Espera-se em pouco tempo uma integração e unificação dos cadastros do Sistema Harpia com o SPED — Sistema Público de Escrituração Fiscal —, esse último, que consiste na modernização da sistemática atual do cumprimento das obrigações fiscais e acessórias, transmitidas pelos contribuintes às administrações tributárias e aos órgãos fiscalizadores.
Muitas são as especulações com o implemento deste serviço à sociedade, desde que as empresas optantes pelo Simples serão as mais afetadas até que a Declaração de Imposto sobre a Renda será realizada pelo próprio Fisco, tendo o contribuinte apenas que anuir e pagar o declarado, ante todas as informações já em poder do Estado.

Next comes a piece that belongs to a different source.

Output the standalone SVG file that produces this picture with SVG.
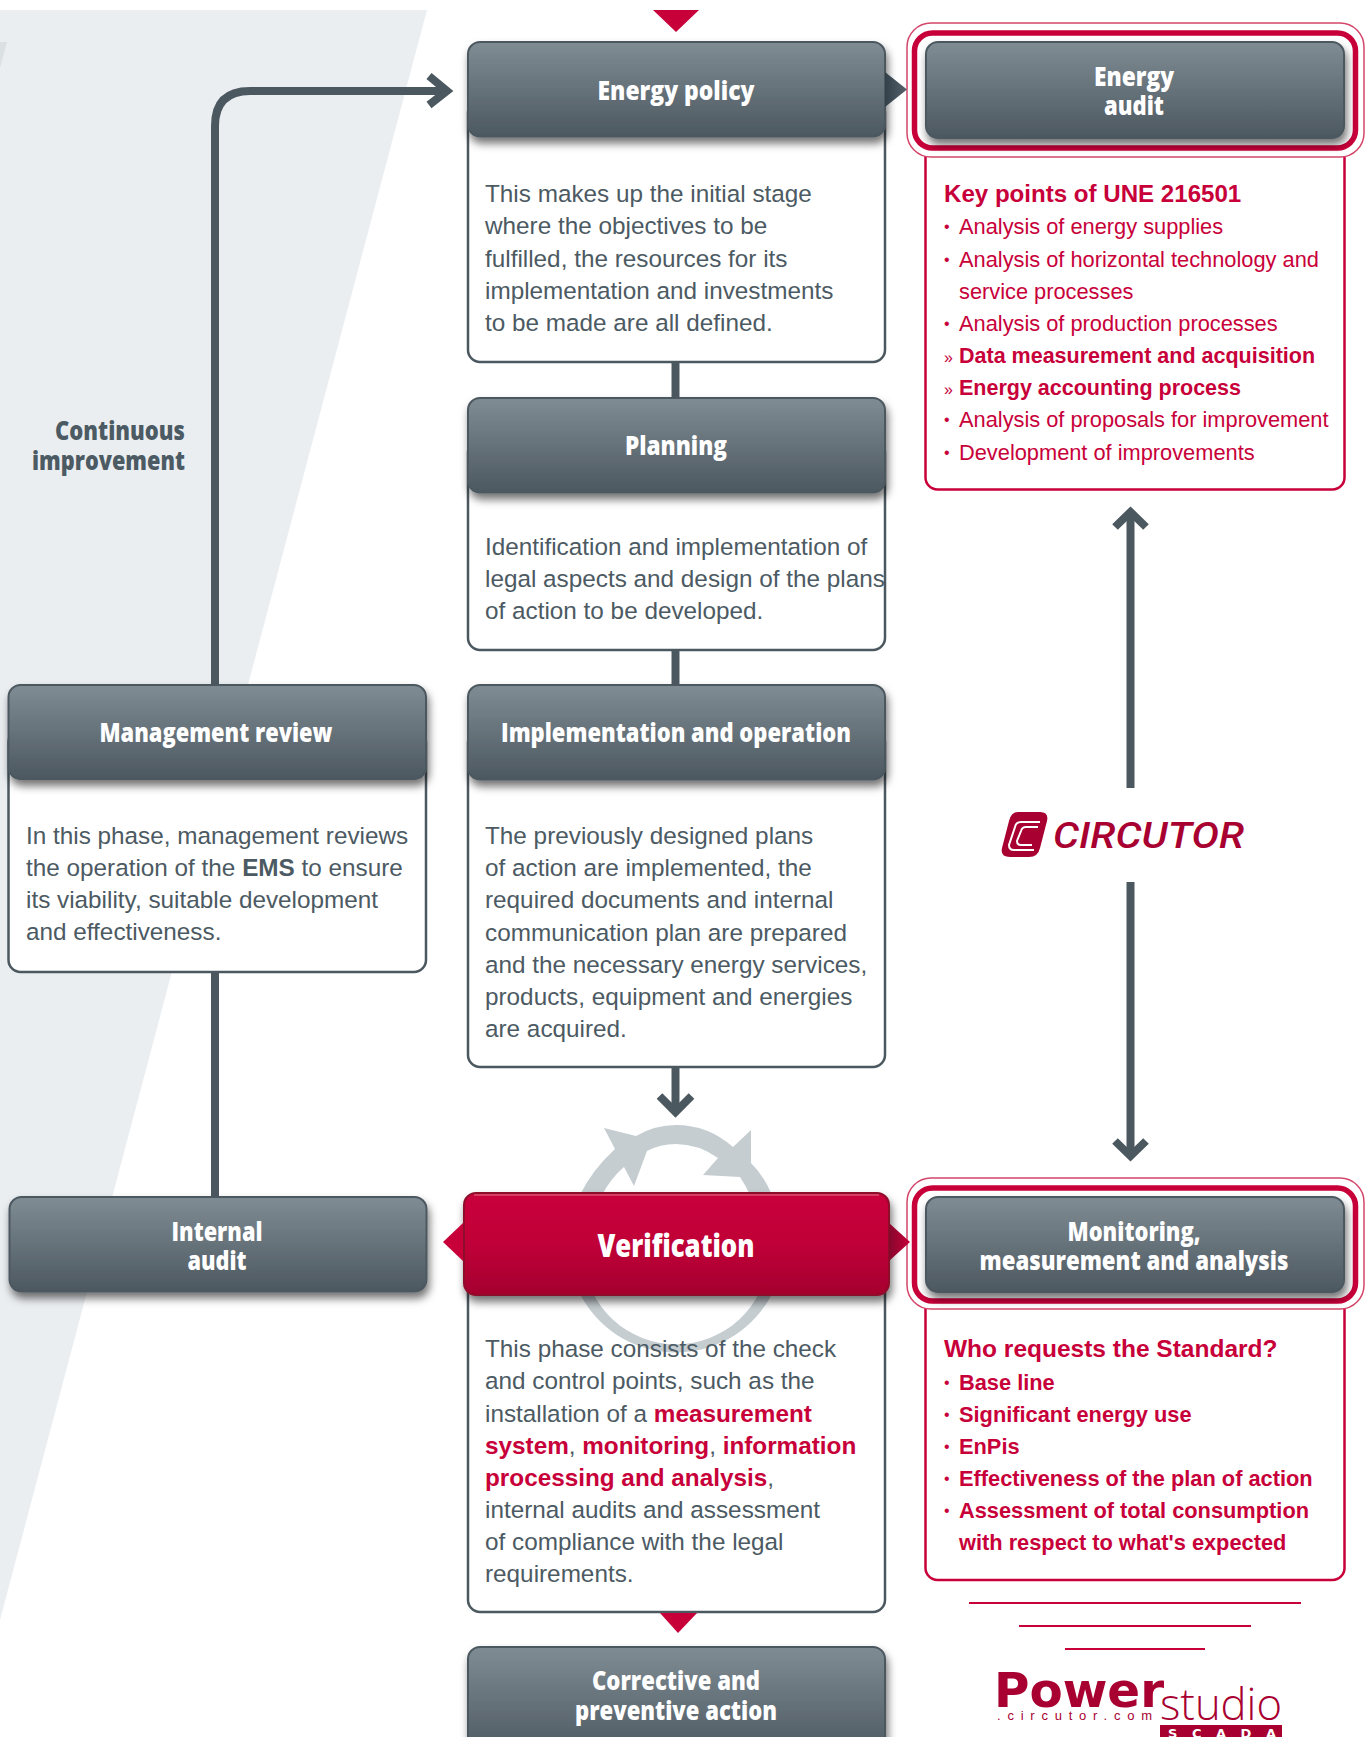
<svg xmlns="http://www.w3.org/2000/svg" width="1367" height="1737" viewBox="0 0 1367 1737">
<style>
.hd{font-family:"Open Sans","Noto Sans",sans-serif;font-weight:800;font-size:26px;fill:#fff;text-anchor:middle}
.b{font-family:"Liberation Sans",Arial,sans-serif;font-size:24.300px;fill:#4c5a63}
.r{font-family:"Liberation Sans",Arial,sans-serif;font-size:21.800px;fill:#c8003a}
.m{font-family:"Liberation Sans",Arial,sans-serif;font-size:16px;fill:#c8003a}
.rb{font-weight:700}
.card{fill:#fff;stroke:#4c5860;stroke-width:2.500}
.rcard{fill:#fff;stroke:#c8003a;stroke-width:2.500}
.hdr{fill:url(#gh);stroke:#4c5860;stroke-width:2}
.conn{fill:none;stroke:#4c5860;stroke-width:8}
</style>
<defs>
<linearGradient id="gh" x1="0" y1="0" x2="0" y2="1"><stop offset="0" stop-color="#808c93"/><stop offset="1" stop-color="#4c5860"/></linearGradient>
<linearGradient id="gr" x1="0" y1="0" x2="0" y2="1"><stop offset="0" stop-color="#c9033b"/><stop offset=".5" stop-color="#c00238"/><stop offset="1" stop-color="#a5002e"/></linearGradient>
<linearGradient id="ga" x1="0" y1="0" x2="1" y2="0"><stop offset="0" stop-color="#33404a"/><stop offset="1" stop-color="#56636b"/></linearGradient>
<linearGradient id="gra" x1="0" y1="0" x2="1" y2="0"><stop offset="0" stop-color="#85082c"/><stop offset="1" stop-color="#c8003a"/></linearGradient>
<filter id="sh" x="-10%" y="-20%" width="120%" height="150%"><feDropShadow dx="2" dy="6" stdDeviation="4" flood-color="#000" flood-opacity=".55"/></filter>
</defs>
<rect width="1367" height="1737" fill="#fff"/>
<g id="background">
<polygon points="0,10 427,10 0,1620" fill="#ebeef1"/>
<polygon points="0,42 7,42 0,68" fill="#dbe0e3"/>
</g>
<g id="card-bodies">
<rect class="card" x="468" y="100" width="417" height="262" rx="12"/>
<rect class="card" x="468" y="440" width="417" height="210" rx="12"/>
<rect class="card" x="468" y="730" width="417" height="337" rx="12"/>
<rect class="card" x="8.500" y="730" width="417.500" height="242" rx="12"/>
<rect class="card" x="468" y="1250" width="417" height="362" rx="12"/>
<rect class="rcard" x="925.500" y="120" width="419" height="369.500" rx="12"/>
<rect class="rcard" x="925.500" y="1260" width="419" height="320" rx="12"/>
</g>
<g id="connectors">
<path class="conn" d="M215 684V126Q215 91 250 91H447"/>
<polyline class="conn" points="429,76 447,91 429,105"/>
<line class="conn" x1="215" y1="972" x2="215" y2="1196"/>
<line class="conn" x1="675.500" y1="362" x2="675.500" y2="398"/>
<line class="conn" x1="675.500" y1="650" x2="675.500" y2="685"/>
<path class="conn" d="M675.500 1067V1112"/>
<polyline class="conn" points="659.500,1096 675.500,1112 691.500,1096"/>
<path class="conn" d="M1130.500 788V512"/>
<polyline class="conn" points="1115,527 1130.500,512 1146,527"/>
<path class="conn" d="M1130.500 882V1156"/>
<polyline class="conn" points="1115,1141 1130.500,1156 1146,1141"/>
</g>
<g id="cycle-arrows">
<path fill="#c5cdd1" fill-rule="evenodd" d="M580 1195A108 108 0 1 0 772 1195L750 1195A93 93 0 1 1 602 1195Z"/>
<path fill="#c5cdd1" d="M580 1195Q592 1170 615 1149L604 1128 636 1136Q655 1125 676 1125Q708 1125 733 1147L751 1130V1163Q764 1176 772 1195H750Q746 1186 740 1177L703 1175 718 1158Q698 1144 676 1144Q660 1144 647 1151L634 1186 624 1167Q611 1178 602 1195Z"/>
</g>
<g id="energy-policy">
<rect class="hdr" x="468" y="42" width="417" height="94.500" rx="12" filter="url(#sh)"/>
<text class="hd" x="676" y="100" textLength="157" lengthAdjust="spacingAndGlyphs">Energy policy</text>
<text class="b" x="485" y="202">This makes up the initial stage</text>
<text class="b" x="485" y="234">where the objectives to be</text>
<text class="b" x="485" y="266.500">fulfilled, the resources for its</text>
<text class="b" x="485" y="298.700">implementation and investments</text>
<text class="b" x="485" y="331">to be made are all defined.</text>
</g>
<g id="planning">
<rect class="hdr" x="468" y="398" width="417" height="94.500" rx="12" filter="url(#sh)"/>
<text class="hd" x="676" y="455" textLength="102" lengthAdjust="spacingAndGlyphs">Planning</text>
<text class="b" x="485" y="555">Identification and implementation of</text>
<text class="b" x="485" y="587">legal aspects and design of the plans</text>
<text class="b" x="485" y="619">of action to be developed.</text>
</g>
<g id="implementation">
<rect class="hdr" x="468" y="685" width="417" height="94.500" rx="12" filter="url(#sh)"/>
<text class="hd" x="676" y="742" textLength="350" lengthAdjust="spacingAndGlyphs">Implementation and operation</text>
<text class="b" x="485" y="844">The previously designed plans</text>
<text class="b" x="485" y="876">of action are implemented, the</text>
<text class="b" x="485" y="908">required documents and internal</text>
<text class="b" x="485" y="941">communication plan are prepared</text>
<text class="b" x="485" y="973">and the necessary energy services,</text>
<text class="b" x="485" y="1005">products, equipment and energies</text>
<text class="b" x="485" y="1037">are acquired.</text>
</g>
<g id="management-review">
<rect class="hdr" x="8.500" y="685" width="417.500" height="94" rx="12" filter="url(#sh)"/>
<text class="hd" x="216" y="742" textLength="233" lengthAdjust="spacingAndGlyphs">Management review</text>
<text class="b" x="26" y="844">In this phase, management reviews</text>
<text class="b" x="26" y="876">the operation of the <tspan font-weight="700">EMS</tspan> to ensure</text>
<text class="b" x="26" y="908">its viability, suitable development</text>
<text class="b" x="26" y="940">and effectiveness.</text>
</g>
<g id="continuous-improvement">
<text class="hd" x="185" y="440" style="text-anchor:end;fill:#4c5a63" textLength="130" lengthAdjust="spacingAndGlyphs">Continuous</text>
<text class="hd" x="185" y="470" style="text-anchor:end;fill:#4c5a63" textLength="153" lengthAdjust="spacingAndGlyphs">improvement</text>
</g>
<g id="internal-audit">
<rect class="hdr" x="9.500" y="1197" width="417" height="94.500" rx="12" filter="url(#sh)"/>
<text class="hd" x="217" y="1241" textLength="91" lengthAdjust="spacingAndGlyphs">Internal</text>
<text class="hd" x="217" y="1270" textLength="59" lengthAdjust="spacingAndGlyphs">audit</text>
</g>
<g id="verification">
<rect x="464" y="1193" width="425" height="102" rx="12" fill="url(#gr)" stroke="#8e0a2c" stroke-width="2" filter="url(#sh)"/>
<line x1="474" y1="1195" x2="879" y2="1195" stroke="#d9536f" stroke-width="1.500"/>
<text class="hd" x="676" y="1257" style="font-size:32px" textLength="157" lengthAdjust="spacingAndGlyphs">Verification</text>
<text class="b" x="485" y="1357">This phase consists of the check</text>
<text class="b" x="485" y="1389">and control points, such as the</text>
<text class="b" x="485" y="1422">installation of a <tspan class="rb" fill="#c8003a">measurement</tspan></text>
<text class="b" x="485" y="1454"><tspan class="rb" fill="#c8003a">system</tspan>, <tspan class="rb" fill="#c8003a">monitoring</tspan>, <tspan class="rb" fill="#c8003a">information</tspan></text>
<text class="b" x="485" y="1486"><tspan class="rb" fill="#c8003a">processing and analysis</tspan>,</text>
<text class="b" x="485" y="1518">internal audits and assessment</text>
<text class="b" x="485" y="1550">of compliance with the legal</text>
<text class="b" x="485" y="1582">requirements.</text>
</g>
<g id="corrective-action">
<rect class="hdr" x="468" y="1647" width="417" height="110" rx="12" filter="url(#sh)"/>
<text class="hd" x="676" y="1690" textLength="168" lengthAdjust="spacingAndGlyphs">Corrective and</text>
<text class="hd" x="676" y="1720" textLength="202" lengthAdjust="spacingAndGlyphs">preventive action</text>
</g>
<g id="energy-audit">
<rect x="907" y="23" width="457" height="134" rx="24" fill="#fff" stroke="#d4466b" stroke-width="1.500"/>
<rect x="914.500" y="33" width="441" height="115" rx="18" fill="#fff" stroke="#c8003a" stroke-width="5.500"/>
<rect class="hdr" x="926" y="42" width="418" height="96" rx="12" filter="url(#sh)"/>
<text class="hd" x="1134" y="86" textLength="80" lengthAdjust="spacingAndGlyphs">Energy</text>
<text class="hd" x="1134" y="115" textLength="60" lengthAdjust="spacingAndGlyphs">audit</text>
<text class="r rb" x="944" y="202" style="font-size:24.100px">Key points of UNE 216501</text>
<text class="m" x="944" y="232">•</text><text class="r" x="959" y="234">Analysis of energy supplies</text>
<text class="m" x="944" y="264.500">•</text><text class="r" x="959" y="266.500">Analysis of horizontal technology and</text>
<text class="r" x="959" y="298.500">service processes</text>
<text class="m" x="944" y="329">•</text><text class="r" x="959" y="331">Analysis of production processes</text>
<text class="m" x="944" y="363">»</text><text class="r rb" x="959" y="363" style="font-size:21.500px">Data measurement and acquisition</text>
<text class="m" x="944" y="395">»</text><text class="r rb" x="959" y="395" style="font-size:21.500px">Energy accounting process</text>
<text class="m" x="944" y="425">•</text><text class="r" x="959" y="427">Analysis of proposals for improvement</text>
<text class="m" x="944" y="457.500">•</text><text class="r" x="959" y="459.500">Development of improvements</text>
</g>
<g id="monitoring">
<rect x="907" y="1178" width="457" height="131" rx="24" fill="#fff" stroke="#d4466b" stroke-width="1.500"/>
<rect x="914.500" y="1188" width="441" height="113" rx="18" fill="#fff" stroke="#c8003a" stroke-width="5.500"/>
<rect class="hdr" x="926" y="1197" width="418" height="95" rx="12" filter="url(#sh)"/>
<text class="hd" x="1134" y="1241" textLength="133" lengthAdjust="spacingAndGlyphs">Monitoring,</text>
<text class="hd" x="1134" y="1270" textLength="309" lengthAdjust="spacingAndGlyphs">measurement and analysis</text>
<text class="r rb" x="944" y="1357" style="font-size:24.500px">Who requests the Standard?</text>
<text class="m" x="944" y="1388">•</text><text class="r rb" x="959" y="1390">Base line</text>
<text class="m" x="944" y="1420">•</text><text class="r rb" x="959" y="1422">Significant energy use</text>
<text class="m" x="944" y="1452">•</text><text class="r rb" x="959" y="1454">EnPis</text>
<text class="m" x="944" y="1484">•</text><text class="r rb" x="959" y="1486">Effectiveness of the plan of action</text>
<text class="m" x="944" y="1516">•</text><text class="r rb" x="959" y="1518">Assessment of total consumption</text>
<text class="r rb" x="959" y="1550">with respect to what's expected</text>
</g>
<g id="connector-heads">
<polygon points="653,10 699,10 676,32" fill="#c8003a"/>
<polygon points="885,72 907,89.500 885,107" fill="url(#ga)"/>
<polygon points="660,1613 697,1613 678,1633" fill="#c8003a"/>
<polygon points="463,1223 443,1242 463,1261" fill="#c8003a"/>
<polygon points="889,1223 910,1242 889,1261" fill="url(#gra)"/>
</g>
<g id="circutor-logo">
<path fill="#a80030" fill-rule="evenodd" d="M1018 812H1040Q1049 812 1047 821L1040 848Q1038 857 1029 857H1010Q1000 857 1002 848L1009 821Q1011 812 1018 812Z"/>
<path fill="none" stroke="#fff" stroke-width="2" d="M1040 822H1021Q1016 822 1015 827L1009 845Q1009 850 1014 850H1034M1038 827H1026Q1022 827 1021 831L1017 841Q1017 845 1021 845H1032"/>
<text x="1053" y="848" font-family="Roboto,'Liberation Sans',sans-serif" font-weight="500" font-style="italic" font-size="36" fill="#a80030" textLength="191" lengthAdjust="spacingAndGlyphs">CIRCUTOR</text>
</g>
<g id="powerstudio-logo">
<line x1="969" y1="1603" x2="1301" y2="1603" stroke="#c8003a" stroke-width="2"/>
<line x1="1019" y1="1626" x2="1251" y2="1626" stroke="#c8003a" stroke-width="2"/>
<line x1="1065" y1="1649" x2="1205" y2="1649" stroke="#c8003a" stroke-width="2"/>
<text x="994" y="1707" font-family="'DejaVu Sans',sans-serif" font-weight="700" font-size="48" fill="#a80030" textLength="170" lengthAdjust="spacingAndGlyphs">Power</text>
<text x="997" y="1720" font-family="'Liberation Sans',sans-serif" font-size="13" fill="#a80030" textLength="155">.circutor.com</text>
<text x="1160" y="1720" font-family="'Open Sans',sans-serif" font-weight="300" font-size="44" fill="#a80030" textLength="122" lengthAdjust="spacingAndGlyphs">studio</text>
<rect x="1160" y="1725" width="122" height="12" fill="#a80030"/>
<text x="1168" y="1738" font-family="'DejaVu Sans',sans-serif" font-weight="700" font-size="13" fill="#fff" textLength="108">SCADA</text>
</g>
</svg>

A única certeza que há é que as empresas sonegadoras devem compreender que esta postura não mais condiz com a realidade do país, haja vista que tal conduta aleija a sociedade, retirando dinheiro público dos possíveis investimentos, bem como exerce concorrência desleal ao ter uma redução ilícita de preço de seus produtos e serviços ofertados no mercado.
Claro que sempre há de surgir a “explicação” de que só existe sonegação devido ao mau uso do dinheiro público ou à corrupção. Entretanto, como discorrido no começo, qualquer tributo é compulsório, não sendo esta a forma correta de “demonstrar descontentamento”.
O sistema jurídico brasileiro prescreve diversas formas de combate, desde o voto direto, secreto e universal, até a Ação Popular ou a Ação Civil Pública, além de um órgão independente apto a encampar a luta contra a corrupção: o Ministério Público.
Nesta toada, as empresas devem planejar cuidadosamente a maneira do exercício de suas atividades com o fito de, tendo em vista o sistema tributário, escolher o caminho menos oneroso. Contudo, nunca, e agora muito menos que antes, há de escolher o caminho da ilicitude.
As empresas, por meio de seus controladores, devem compreender que a revolução tecnológica está surtindo efeitos positivos para a arrecadação do Estado, que nada mais é do que a distribuição de cidadania aos administrados. Tentar nadar na contramão desta correnteza é assumir o risco de ver perigar uma sociedade empresarial, algumas com centenas de anos.